Attackers used car bombs, mortars, rocket-propelled grenades, heavy machine-gun and small-arms fire in the attacks, which occurred shortly after noon and appeared “closely coordinated,” Marine officials said.

Marines in one area of the city said they were attacked from the central Fatemat mosque. They returned fire with a 120 mm tank round and “several” 7.62 mm machine-gun rounds into the mosque’s minaret, “after which fire from the mosque ceased.”

“This is the fourth time in three-and-a-half weeks that the Ramadi Government Center has received attacks from the Fatemat Mosque,” Lt. Col. Stephen M. Neary, commander of 3rd Battalion, 8th Marine Regiment, said in a military news release.

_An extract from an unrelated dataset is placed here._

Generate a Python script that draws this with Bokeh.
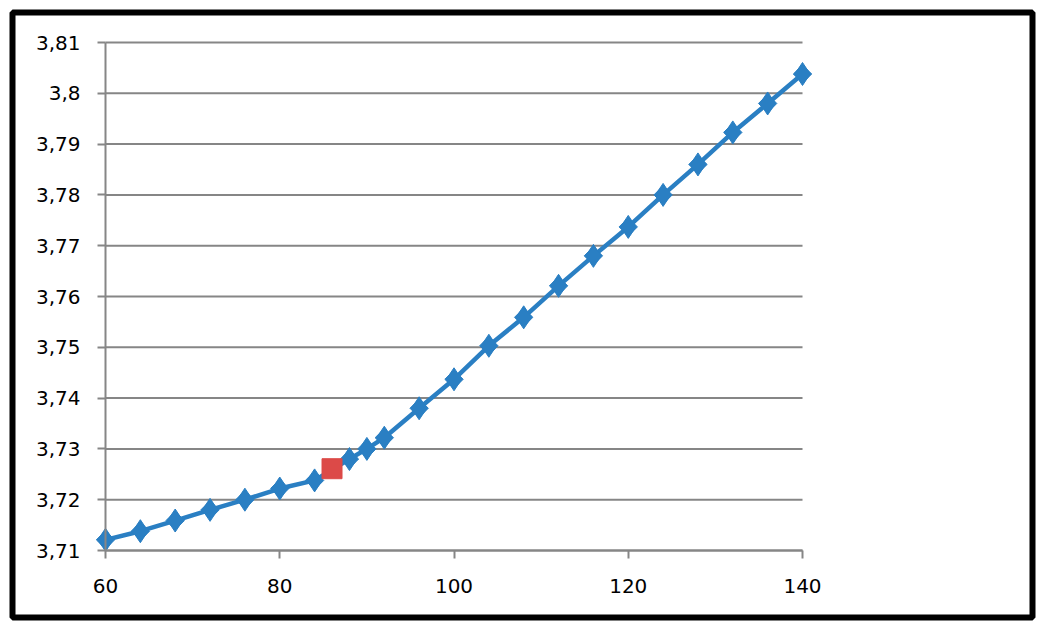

“I’m extremely proud of my Marines — they only used the proportionate amount of force necessary to repel the insurgent attack.”

U.S. military forces have said they receive repeated fire from insurgents hiding in mosques, but they respond carefully out of sensitivity.

“Coalition forces take significant measures to respect all religious sites,” Marine spokesman Lt. Col. Bryan Salas said. “But we always maintain the inherent right of self-defense.”

There were no U.S. casualties reported in the 90-minute attack, the second in the past 10 days.

According to The Associated Press, the attack began when two car bombers sped at the government complex. Marines fired flares at the vehicles, then fired .50-caliber machine guns from a rooftop. The vehicles turned back, but exploded.

At the same time, other insurgents fired mortars and rocket-propelled grenades at U.S. positions.